Tally the lines that hold the string "chart", and reply with the count alone.

**Exercise material:**
* * *
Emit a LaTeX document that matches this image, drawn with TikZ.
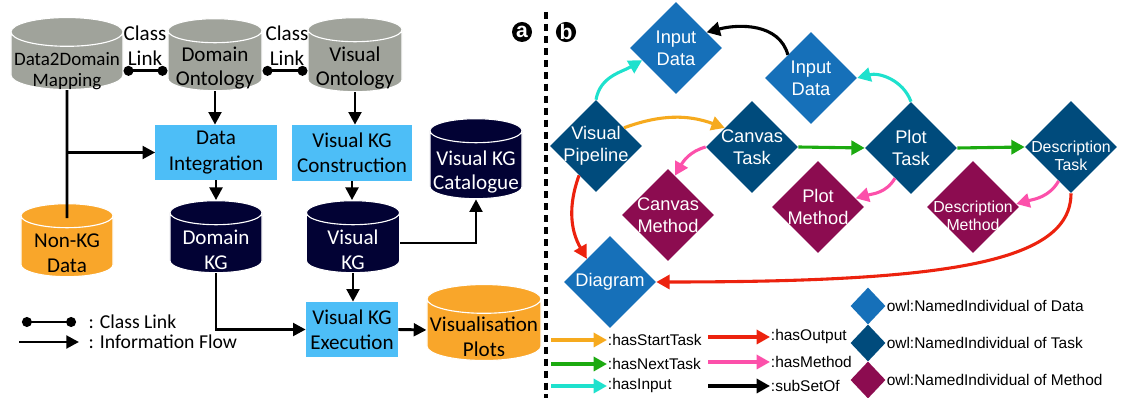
* * *
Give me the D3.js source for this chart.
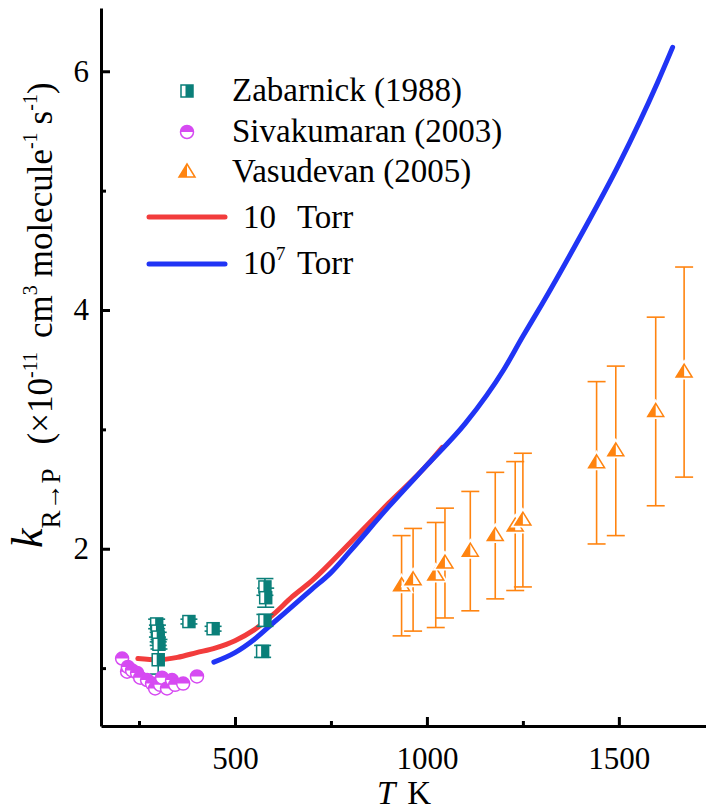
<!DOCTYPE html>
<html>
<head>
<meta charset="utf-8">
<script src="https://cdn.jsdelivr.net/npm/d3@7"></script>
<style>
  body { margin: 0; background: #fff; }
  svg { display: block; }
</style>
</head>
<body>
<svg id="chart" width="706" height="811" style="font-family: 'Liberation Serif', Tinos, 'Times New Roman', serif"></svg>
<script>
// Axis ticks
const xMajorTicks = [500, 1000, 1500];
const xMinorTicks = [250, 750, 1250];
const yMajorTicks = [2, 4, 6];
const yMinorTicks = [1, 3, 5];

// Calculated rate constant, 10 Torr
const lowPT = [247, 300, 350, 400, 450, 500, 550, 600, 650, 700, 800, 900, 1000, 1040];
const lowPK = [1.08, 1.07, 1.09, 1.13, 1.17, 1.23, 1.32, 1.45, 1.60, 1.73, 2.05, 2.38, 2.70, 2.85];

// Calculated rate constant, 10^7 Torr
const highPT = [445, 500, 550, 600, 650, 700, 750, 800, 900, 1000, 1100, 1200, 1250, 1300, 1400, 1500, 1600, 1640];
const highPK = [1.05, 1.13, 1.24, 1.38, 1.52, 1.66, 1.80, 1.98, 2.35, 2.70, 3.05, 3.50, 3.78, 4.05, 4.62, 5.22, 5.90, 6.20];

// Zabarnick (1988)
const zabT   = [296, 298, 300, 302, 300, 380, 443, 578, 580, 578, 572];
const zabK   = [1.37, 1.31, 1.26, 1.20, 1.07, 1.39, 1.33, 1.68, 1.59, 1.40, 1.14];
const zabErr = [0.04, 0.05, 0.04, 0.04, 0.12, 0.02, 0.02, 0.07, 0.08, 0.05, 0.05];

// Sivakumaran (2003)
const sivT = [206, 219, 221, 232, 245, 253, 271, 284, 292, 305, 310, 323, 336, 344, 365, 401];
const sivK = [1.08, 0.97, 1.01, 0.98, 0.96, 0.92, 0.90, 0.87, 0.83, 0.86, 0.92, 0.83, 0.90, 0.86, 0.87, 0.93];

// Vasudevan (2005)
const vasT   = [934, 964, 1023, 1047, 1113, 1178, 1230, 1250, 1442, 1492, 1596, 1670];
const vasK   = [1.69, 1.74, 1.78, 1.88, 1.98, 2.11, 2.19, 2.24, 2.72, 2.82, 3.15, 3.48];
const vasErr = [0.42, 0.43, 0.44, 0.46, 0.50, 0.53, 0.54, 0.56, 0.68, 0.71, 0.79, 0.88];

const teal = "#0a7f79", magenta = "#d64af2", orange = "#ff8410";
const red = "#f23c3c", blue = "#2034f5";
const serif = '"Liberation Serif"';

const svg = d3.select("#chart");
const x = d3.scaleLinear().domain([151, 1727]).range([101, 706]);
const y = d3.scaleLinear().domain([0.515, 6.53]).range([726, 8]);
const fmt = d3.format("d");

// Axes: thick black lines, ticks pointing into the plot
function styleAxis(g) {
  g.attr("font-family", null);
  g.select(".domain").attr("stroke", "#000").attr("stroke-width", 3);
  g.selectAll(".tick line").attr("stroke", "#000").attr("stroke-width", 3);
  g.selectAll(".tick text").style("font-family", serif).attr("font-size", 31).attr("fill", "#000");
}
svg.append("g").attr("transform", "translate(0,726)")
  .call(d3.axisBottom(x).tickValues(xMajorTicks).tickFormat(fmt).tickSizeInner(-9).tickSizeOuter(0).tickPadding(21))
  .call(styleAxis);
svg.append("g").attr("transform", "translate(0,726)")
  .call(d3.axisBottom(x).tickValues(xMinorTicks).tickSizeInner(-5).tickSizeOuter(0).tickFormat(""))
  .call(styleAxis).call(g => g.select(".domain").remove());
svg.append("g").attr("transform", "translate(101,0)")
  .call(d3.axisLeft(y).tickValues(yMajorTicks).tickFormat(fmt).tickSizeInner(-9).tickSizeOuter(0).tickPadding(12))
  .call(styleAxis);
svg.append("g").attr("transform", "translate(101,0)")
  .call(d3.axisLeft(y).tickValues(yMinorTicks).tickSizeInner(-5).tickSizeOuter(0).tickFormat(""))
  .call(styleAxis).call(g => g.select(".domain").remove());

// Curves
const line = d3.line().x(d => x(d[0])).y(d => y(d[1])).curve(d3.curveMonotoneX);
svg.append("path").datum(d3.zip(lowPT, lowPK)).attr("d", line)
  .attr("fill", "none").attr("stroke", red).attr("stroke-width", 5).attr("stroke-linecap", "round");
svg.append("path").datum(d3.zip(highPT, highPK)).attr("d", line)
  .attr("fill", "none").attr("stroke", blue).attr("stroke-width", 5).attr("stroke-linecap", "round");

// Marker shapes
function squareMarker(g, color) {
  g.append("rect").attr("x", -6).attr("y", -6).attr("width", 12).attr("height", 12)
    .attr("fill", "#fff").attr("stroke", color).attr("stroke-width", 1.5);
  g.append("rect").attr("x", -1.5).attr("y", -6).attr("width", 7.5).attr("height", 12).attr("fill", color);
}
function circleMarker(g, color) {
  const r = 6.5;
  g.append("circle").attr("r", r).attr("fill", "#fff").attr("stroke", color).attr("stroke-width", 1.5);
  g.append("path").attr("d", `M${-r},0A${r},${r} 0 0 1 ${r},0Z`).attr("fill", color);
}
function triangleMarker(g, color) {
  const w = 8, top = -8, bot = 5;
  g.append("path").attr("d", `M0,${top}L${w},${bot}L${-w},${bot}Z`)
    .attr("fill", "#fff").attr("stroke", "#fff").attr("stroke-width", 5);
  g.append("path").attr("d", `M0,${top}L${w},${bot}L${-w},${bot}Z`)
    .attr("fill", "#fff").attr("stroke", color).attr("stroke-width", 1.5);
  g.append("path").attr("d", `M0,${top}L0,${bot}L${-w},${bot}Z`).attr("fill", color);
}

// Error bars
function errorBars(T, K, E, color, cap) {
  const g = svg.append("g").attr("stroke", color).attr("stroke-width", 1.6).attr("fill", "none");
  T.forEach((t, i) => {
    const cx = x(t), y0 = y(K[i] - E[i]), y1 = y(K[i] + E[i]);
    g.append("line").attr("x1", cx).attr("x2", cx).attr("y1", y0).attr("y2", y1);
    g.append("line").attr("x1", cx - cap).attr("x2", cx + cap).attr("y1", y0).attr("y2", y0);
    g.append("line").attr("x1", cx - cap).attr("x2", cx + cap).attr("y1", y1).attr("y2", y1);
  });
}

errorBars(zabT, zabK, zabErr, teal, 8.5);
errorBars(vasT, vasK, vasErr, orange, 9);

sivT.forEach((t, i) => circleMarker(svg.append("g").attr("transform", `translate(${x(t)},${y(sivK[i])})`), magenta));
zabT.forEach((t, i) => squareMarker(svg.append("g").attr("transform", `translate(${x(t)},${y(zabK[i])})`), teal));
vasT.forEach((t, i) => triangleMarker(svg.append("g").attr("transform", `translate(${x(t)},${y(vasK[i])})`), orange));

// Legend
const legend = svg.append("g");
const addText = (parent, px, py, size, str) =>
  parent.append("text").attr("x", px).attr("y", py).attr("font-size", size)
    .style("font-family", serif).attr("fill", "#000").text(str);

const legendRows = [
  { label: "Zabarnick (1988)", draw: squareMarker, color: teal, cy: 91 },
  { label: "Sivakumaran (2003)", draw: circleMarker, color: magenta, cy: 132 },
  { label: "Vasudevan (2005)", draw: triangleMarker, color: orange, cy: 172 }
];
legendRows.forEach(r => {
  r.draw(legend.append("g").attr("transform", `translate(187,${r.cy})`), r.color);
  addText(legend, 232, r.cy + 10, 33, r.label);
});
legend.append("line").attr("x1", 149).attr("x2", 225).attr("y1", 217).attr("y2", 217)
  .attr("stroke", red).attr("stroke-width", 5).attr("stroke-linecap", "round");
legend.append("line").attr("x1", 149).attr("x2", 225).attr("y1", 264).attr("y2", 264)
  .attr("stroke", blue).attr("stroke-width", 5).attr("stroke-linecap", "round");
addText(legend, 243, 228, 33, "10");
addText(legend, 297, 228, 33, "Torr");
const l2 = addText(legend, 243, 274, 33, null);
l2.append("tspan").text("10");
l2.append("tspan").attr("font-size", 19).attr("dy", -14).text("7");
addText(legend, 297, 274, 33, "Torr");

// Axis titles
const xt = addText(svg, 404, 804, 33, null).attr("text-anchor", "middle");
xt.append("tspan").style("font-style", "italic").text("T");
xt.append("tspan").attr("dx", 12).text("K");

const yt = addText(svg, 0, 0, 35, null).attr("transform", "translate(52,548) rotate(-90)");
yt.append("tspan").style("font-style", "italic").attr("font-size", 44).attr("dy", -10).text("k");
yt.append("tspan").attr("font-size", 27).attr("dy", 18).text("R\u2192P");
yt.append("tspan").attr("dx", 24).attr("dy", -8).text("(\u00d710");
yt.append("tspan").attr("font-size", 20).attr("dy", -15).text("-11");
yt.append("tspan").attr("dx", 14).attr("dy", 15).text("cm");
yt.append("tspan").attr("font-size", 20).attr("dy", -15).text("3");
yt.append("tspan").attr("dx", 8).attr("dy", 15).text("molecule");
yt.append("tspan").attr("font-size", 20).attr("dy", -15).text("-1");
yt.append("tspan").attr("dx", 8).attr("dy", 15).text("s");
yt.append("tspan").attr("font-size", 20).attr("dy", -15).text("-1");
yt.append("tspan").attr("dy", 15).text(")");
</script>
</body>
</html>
* * *
**Written solution:**
3